Work to complete: Check each line of the material below for the string "that", then report how many lines have it, and nothing else.
** Begin Data lines **
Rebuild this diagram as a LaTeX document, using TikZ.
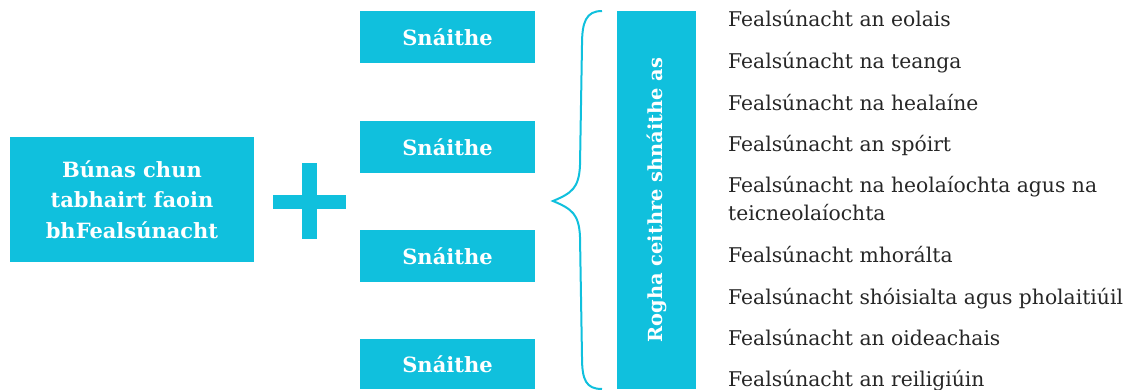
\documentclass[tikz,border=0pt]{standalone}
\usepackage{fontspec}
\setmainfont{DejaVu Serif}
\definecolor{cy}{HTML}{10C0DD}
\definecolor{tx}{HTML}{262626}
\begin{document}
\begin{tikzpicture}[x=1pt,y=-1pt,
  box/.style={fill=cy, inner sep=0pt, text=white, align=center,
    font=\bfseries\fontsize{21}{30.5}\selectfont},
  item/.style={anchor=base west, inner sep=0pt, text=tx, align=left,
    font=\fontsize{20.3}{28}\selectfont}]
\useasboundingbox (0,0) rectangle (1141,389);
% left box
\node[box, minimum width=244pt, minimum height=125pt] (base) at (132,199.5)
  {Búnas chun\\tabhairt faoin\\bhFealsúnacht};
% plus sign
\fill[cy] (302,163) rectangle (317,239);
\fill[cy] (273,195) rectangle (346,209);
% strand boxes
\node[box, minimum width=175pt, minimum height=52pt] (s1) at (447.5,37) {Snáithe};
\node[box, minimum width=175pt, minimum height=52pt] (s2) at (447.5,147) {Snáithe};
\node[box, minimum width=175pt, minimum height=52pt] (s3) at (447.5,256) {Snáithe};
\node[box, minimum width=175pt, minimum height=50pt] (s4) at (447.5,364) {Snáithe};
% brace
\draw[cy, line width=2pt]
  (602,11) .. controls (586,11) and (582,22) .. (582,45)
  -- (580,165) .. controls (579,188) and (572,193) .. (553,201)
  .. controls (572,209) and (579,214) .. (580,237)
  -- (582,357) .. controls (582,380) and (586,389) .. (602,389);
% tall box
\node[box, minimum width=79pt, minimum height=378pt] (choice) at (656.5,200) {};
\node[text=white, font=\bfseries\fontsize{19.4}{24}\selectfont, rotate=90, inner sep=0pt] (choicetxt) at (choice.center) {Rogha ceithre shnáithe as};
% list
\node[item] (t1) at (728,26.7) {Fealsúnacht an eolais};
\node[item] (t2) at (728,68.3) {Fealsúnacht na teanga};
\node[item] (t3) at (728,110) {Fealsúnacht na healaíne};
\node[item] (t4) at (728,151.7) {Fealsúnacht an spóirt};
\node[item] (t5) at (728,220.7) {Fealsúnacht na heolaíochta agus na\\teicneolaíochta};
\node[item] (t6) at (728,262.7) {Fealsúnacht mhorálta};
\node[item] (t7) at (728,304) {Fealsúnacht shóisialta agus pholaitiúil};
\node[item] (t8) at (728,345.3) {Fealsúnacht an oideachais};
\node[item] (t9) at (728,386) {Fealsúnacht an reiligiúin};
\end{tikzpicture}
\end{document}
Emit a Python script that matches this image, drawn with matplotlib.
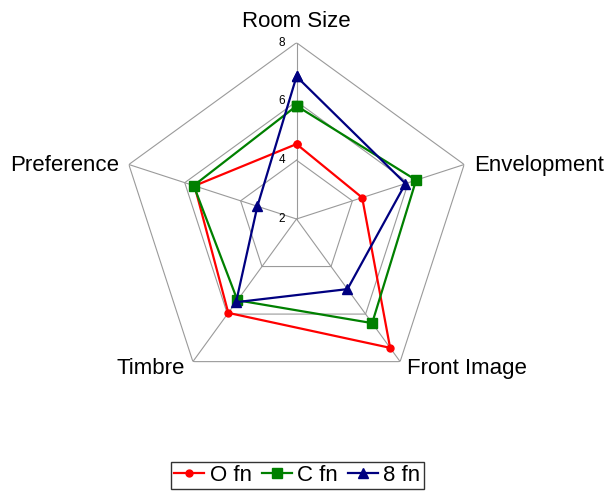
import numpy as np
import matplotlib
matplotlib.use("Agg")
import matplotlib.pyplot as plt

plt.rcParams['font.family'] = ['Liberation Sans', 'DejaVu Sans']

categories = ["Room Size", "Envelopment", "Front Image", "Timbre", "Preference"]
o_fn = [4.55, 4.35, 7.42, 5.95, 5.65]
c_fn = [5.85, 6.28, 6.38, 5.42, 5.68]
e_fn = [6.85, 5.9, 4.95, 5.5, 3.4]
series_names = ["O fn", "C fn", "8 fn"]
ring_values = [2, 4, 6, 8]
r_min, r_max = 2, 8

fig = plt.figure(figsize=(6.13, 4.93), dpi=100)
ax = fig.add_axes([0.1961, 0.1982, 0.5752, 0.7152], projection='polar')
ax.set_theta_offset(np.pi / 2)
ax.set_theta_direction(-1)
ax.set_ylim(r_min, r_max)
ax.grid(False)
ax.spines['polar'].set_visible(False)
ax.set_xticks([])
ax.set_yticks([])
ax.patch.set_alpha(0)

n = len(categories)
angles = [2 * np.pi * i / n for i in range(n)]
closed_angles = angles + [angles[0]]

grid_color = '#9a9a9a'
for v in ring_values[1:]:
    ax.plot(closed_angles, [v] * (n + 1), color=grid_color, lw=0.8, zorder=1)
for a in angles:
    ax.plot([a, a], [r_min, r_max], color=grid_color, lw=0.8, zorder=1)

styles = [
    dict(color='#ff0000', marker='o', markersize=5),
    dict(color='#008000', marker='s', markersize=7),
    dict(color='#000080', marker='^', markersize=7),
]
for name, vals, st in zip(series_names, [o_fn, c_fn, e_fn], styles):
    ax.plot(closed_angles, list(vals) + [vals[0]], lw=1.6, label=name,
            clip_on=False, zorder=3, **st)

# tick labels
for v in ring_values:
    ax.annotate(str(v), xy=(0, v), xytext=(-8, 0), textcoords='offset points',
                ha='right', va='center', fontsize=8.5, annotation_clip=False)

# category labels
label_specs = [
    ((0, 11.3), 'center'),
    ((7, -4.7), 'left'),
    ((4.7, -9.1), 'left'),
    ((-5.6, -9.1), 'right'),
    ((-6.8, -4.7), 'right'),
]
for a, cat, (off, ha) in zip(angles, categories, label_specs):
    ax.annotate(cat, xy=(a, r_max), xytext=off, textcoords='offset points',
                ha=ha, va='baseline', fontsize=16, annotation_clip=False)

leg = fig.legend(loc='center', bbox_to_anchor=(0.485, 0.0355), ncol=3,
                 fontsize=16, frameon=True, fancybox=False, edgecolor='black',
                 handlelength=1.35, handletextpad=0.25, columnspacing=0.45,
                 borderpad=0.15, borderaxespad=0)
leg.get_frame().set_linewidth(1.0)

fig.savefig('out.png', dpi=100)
** End Data lines **
** Begin Data lines **
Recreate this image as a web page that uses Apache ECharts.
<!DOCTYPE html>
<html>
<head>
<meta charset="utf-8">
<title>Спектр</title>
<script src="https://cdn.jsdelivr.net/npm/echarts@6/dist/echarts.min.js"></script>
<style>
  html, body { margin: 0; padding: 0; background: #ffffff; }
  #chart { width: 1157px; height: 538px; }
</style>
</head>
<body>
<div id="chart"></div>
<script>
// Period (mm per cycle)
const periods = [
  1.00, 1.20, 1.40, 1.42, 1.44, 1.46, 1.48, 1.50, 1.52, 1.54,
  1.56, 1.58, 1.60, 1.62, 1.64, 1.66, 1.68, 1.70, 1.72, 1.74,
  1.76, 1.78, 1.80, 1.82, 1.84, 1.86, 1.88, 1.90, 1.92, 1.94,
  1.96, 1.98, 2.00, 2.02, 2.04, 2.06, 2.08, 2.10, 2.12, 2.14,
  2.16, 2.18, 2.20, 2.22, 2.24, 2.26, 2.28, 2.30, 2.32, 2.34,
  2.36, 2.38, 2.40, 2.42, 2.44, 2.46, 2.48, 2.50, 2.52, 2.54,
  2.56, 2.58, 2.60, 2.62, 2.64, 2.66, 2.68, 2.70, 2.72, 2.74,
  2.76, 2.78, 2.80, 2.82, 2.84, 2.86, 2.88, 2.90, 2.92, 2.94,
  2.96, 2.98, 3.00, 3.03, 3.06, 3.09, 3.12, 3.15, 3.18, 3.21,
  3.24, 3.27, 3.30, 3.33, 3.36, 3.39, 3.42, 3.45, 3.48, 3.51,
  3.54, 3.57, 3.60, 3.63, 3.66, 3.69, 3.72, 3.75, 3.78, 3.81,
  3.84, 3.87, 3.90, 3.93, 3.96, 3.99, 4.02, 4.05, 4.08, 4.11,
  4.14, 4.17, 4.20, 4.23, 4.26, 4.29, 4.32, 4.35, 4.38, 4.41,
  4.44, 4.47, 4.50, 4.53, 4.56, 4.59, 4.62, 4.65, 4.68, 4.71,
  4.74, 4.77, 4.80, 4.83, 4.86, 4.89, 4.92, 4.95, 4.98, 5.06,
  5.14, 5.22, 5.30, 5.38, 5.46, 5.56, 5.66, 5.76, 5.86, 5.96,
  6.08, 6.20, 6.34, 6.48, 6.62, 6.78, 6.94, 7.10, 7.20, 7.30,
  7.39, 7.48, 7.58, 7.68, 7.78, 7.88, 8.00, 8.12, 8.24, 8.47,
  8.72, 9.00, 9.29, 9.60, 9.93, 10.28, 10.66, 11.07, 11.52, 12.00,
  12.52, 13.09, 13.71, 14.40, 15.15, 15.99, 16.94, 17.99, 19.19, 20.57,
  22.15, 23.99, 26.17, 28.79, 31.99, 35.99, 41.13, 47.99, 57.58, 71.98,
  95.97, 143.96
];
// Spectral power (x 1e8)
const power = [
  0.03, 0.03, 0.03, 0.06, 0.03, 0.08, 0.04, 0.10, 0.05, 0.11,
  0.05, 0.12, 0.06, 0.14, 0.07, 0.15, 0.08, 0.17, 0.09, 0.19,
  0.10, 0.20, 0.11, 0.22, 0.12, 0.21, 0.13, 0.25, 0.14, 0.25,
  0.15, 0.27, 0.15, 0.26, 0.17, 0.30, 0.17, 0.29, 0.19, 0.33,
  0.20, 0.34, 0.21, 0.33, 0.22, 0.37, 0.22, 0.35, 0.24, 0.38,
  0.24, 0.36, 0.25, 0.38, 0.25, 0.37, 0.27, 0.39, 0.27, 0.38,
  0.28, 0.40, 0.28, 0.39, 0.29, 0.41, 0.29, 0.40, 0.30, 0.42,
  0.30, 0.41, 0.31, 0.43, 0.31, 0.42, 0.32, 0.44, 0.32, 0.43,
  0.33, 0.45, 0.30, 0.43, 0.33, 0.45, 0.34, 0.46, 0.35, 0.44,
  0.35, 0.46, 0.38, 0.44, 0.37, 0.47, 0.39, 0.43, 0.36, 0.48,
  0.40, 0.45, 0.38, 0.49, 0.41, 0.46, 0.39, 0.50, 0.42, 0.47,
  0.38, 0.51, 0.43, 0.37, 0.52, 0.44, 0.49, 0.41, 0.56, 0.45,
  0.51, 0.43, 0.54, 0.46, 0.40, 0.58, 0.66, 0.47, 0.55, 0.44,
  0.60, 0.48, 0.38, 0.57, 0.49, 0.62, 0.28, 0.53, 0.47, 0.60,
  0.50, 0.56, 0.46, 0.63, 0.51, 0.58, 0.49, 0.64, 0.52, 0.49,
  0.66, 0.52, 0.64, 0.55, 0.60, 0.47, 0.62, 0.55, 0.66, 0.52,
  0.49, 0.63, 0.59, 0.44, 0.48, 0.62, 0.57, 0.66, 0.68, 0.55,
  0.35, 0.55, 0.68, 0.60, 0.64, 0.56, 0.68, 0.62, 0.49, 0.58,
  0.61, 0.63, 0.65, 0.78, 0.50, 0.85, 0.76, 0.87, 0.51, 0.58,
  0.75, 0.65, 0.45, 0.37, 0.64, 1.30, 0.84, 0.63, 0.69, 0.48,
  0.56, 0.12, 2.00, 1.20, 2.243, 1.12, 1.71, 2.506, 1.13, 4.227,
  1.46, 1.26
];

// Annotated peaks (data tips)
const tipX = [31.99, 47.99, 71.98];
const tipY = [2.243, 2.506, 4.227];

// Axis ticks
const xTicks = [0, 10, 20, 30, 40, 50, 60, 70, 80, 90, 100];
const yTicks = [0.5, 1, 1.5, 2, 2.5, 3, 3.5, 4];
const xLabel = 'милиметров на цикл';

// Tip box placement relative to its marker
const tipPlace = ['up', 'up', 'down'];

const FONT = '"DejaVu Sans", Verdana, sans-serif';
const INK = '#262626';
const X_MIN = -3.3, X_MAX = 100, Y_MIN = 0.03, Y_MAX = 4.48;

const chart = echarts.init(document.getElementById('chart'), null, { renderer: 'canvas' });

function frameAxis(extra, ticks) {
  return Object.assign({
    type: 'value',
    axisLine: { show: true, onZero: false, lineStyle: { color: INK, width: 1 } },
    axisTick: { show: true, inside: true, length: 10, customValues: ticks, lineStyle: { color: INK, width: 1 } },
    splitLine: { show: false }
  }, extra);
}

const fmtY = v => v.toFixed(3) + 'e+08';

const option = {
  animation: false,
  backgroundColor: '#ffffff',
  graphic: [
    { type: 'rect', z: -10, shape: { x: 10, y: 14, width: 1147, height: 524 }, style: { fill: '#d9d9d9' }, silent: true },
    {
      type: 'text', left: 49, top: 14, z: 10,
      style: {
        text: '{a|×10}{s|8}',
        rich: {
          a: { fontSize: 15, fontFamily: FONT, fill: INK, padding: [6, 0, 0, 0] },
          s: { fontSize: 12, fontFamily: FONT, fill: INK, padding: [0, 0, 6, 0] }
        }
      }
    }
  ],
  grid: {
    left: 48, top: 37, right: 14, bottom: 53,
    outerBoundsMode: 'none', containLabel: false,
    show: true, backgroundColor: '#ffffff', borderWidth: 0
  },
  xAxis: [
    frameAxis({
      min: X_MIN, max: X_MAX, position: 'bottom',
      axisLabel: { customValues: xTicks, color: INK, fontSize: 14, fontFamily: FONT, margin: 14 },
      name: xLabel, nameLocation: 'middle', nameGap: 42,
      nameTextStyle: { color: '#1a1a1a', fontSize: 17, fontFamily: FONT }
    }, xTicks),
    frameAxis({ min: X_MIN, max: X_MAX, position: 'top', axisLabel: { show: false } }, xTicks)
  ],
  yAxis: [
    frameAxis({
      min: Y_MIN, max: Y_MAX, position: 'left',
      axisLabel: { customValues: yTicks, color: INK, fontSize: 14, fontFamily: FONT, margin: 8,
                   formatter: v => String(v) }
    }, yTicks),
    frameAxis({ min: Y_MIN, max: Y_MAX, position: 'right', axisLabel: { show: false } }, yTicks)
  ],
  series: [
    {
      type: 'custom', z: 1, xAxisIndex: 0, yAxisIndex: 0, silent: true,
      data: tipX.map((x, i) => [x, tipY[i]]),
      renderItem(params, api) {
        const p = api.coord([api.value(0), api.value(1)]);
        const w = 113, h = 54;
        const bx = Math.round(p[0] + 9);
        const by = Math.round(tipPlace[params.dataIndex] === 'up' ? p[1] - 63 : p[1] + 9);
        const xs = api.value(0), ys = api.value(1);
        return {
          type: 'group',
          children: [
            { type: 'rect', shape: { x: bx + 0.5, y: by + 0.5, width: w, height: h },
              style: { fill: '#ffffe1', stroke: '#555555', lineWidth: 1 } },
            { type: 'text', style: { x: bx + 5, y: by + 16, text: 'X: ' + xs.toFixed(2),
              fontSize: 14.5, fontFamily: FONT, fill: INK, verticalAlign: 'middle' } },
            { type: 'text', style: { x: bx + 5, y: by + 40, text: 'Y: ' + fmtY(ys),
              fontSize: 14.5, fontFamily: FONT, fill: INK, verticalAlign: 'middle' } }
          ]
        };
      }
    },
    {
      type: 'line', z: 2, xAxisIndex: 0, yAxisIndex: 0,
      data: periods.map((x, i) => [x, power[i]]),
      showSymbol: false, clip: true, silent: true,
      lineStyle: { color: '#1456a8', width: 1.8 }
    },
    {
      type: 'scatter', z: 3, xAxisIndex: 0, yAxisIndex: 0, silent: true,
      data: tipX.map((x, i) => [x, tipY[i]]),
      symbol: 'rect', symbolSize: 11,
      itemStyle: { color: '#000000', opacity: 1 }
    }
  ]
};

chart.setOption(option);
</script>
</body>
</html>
** End Data lines **
Result of the exercise: 2